Die Vergangenheit zeigt, dass es Jahrzehnte dauern kann, bis sich eine neu erfundene Technologie in den Produktivitätskennzahlen widerspiegelt. Beispiele sind die Elektrizität, der Verbrennungsmotor und der Computer. Jede dieser Technologien war eine entscheidende Antriebsfeder für die Arbeitsproduktivität – aber nicht sofort nach ihrer Erfindung. Wie es der Ökonom Erik Brynjolfsson erklärt, waren jeweils verschiedene ergänzende Erfindungen notwendig, damit umfassende Produktivitätsgewinne eintreten konnten. Doch im Lauf der Zeit durchdringen wichtige Technologien eines Tages die Wirtschaft und erhöhen die Produktivität.

Ein Beispiel dafür sind die Auswirkungen der transportablen Energieerzeugung: Sie kombiniert die revolutionären Effekte der Elektrifizierung und des Verbrennungsmotors. Der Historiker Paul David merkt an, dass fast die Hälfte aller US-Fabriken bis nach 1919 ohne Strom arbeitete – also Jahrzehnte, nachdem Thomas Edison im Jahr 1882 das erste kommerzielle Kraftwerk errichtet hatte. Als die Fabriken auf Strom umgestellt wurden, musste nicht mehr eine einzige Energiequelle genutzt werden, sondern jede einzelne Maschine erhielt einen eigenen Elektromotor. Dank der derart gewonnenen Flexibilität konnten die Anlagen in Fertigungsstraßen angeordnet werden. Während viele Fabrikanten an alten Gewohnheiten festhielten, nutzten andere neue Herstellungsprozesse. Ein berühmtes Beispiel dafür ist Henry Ford, der 1913 mit der Herstellung des Automodells T auf die neue Produktionsweise umstellte.

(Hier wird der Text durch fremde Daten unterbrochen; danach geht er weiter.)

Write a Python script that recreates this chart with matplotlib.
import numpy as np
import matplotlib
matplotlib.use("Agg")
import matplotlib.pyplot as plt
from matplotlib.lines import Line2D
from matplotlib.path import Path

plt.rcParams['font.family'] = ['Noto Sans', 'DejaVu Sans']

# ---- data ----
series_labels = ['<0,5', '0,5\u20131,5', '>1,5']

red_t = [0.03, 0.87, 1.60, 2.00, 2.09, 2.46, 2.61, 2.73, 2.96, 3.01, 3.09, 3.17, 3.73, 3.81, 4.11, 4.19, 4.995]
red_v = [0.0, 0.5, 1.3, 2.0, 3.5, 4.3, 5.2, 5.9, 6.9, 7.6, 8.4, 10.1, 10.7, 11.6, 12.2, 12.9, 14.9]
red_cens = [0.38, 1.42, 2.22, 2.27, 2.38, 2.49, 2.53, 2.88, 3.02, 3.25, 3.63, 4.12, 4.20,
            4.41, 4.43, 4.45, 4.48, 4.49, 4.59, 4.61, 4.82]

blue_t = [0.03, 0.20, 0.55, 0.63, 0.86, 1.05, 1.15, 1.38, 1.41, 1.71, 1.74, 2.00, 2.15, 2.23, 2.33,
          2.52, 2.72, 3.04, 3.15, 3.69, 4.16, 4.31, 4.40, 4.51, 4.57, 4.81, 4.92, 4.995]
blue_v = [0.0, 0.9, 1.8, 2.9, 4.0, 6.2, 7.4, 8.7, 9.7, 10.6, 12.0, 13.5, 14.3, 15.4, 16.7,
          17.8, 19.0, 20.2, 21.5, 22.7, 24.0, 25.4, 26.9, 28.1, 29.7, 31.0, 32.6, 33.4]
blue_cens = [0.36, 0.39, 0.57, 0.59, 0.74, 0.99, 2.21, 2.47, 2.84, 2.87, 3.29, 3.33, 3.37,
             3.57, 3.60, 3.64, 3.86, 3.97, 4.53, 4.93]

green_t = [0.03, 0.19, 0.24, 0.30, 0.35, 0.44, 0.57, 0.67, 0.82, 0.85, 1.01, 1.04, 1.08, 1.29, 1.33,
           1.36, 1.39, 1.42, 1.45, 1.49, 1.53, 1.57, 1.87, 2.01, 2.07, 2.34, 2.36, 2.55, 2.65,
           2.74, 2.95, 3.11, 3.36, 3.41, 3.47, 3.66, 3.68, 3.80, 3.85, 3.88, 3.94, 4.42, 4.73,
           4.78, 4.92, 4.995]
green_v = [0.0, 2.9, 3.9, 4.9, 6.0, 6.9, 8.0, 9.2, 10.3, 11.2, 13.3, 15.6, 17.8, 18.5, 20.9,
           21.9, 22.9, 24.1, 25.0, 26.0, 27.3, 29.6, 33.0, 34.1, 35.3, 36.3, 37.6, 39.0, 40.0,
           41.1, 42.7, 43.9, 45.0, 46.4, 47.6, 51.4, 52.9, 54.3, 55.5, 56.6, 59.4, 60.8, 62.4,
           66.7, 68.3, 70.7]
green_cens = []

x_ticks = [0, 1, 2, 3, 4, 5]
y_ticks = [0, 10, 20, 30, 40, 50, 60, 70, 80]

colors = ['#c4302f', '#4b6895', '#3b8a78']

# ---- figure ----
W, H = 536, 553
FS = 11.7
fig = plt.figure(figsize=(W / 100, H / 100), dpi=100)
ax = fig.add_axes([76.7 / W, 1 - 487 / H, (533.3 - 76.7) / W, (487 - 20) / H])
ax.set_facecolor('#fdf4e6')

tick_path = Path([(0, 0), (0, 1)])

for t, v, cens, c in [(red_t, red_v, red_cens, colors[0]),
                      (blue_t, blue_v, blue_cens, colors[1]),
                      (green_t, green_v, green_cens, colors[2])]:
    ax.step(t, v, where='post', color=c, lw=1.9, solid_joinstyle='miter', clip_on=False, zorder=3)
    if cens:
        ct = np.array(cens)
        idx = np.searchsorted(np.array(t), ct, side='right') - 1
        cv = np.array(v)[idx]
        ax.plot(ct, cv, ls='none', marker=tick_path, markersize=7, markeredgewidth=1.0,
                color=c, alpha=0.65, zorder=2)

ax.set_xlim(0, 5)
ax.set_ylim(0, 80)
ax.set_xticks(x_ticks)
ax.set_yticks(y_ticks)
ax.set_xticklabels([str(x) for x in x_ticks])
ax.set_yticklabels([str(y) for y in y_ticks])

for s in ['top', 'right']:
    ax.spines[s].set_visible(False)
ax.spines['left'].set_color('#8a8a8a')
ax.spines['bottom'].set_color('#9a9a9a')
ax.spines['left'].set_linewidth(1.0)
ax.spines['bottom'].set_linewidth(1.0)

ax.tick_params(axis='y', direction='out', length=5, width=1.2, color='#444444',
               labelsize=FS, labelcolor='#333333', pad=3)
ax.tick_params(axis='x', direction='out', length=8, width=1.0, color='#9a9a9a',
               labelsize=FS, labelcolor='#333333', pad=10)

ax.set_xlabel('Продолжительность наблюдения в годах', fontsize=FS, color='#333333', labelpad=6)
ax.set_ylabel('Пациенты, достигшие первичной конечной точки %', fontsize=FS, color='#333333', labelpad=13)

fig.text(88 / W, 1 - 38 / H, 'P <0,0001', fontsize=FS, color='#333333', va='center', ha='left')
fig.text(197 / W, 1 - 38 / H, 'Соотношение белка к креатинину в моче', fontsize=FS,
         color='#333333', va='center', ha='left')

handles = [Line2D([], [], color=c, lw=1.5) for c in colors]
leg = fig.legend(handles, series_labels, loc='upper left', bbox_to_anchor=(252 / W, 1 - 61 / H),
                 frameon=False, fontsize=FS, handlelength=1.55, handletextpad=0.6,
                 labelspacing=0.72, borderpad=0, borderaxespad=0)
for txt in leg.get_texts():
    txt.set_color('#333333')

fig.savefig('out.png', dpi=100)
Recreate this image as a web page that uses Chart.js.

Produktivität steigt durch neue Arbeitsmethoden

Im Fall transportabler Energiequellen wurden zur Umgestaltung der Fabriken Ingenieure und Organisationstheoretiker wie Frederick Taylor, der für Henry Ford die Fließbänder entwarf, benötigt, damit die Elektrizität als neue Technologie in Kombination mit dem Verbrennungsmotor effizienter genutzt werden konnte. Somit mussten zunächst die Einteilung und Organisation der Fertigungsschritte in der Fabrik konzeptionell geändert werden, bevor die Produktivität steigen konnte. Anders ausgedrückt: Die Produktivität wuchs dadurch, dass die Arbeitsweise der Beschäftigten umfassend geändert wurde. Nach vielen Versuchen und Fehlschlägen begann im Jahr 1915 schließlich eine Zeit soliden Produktivitätswachstums.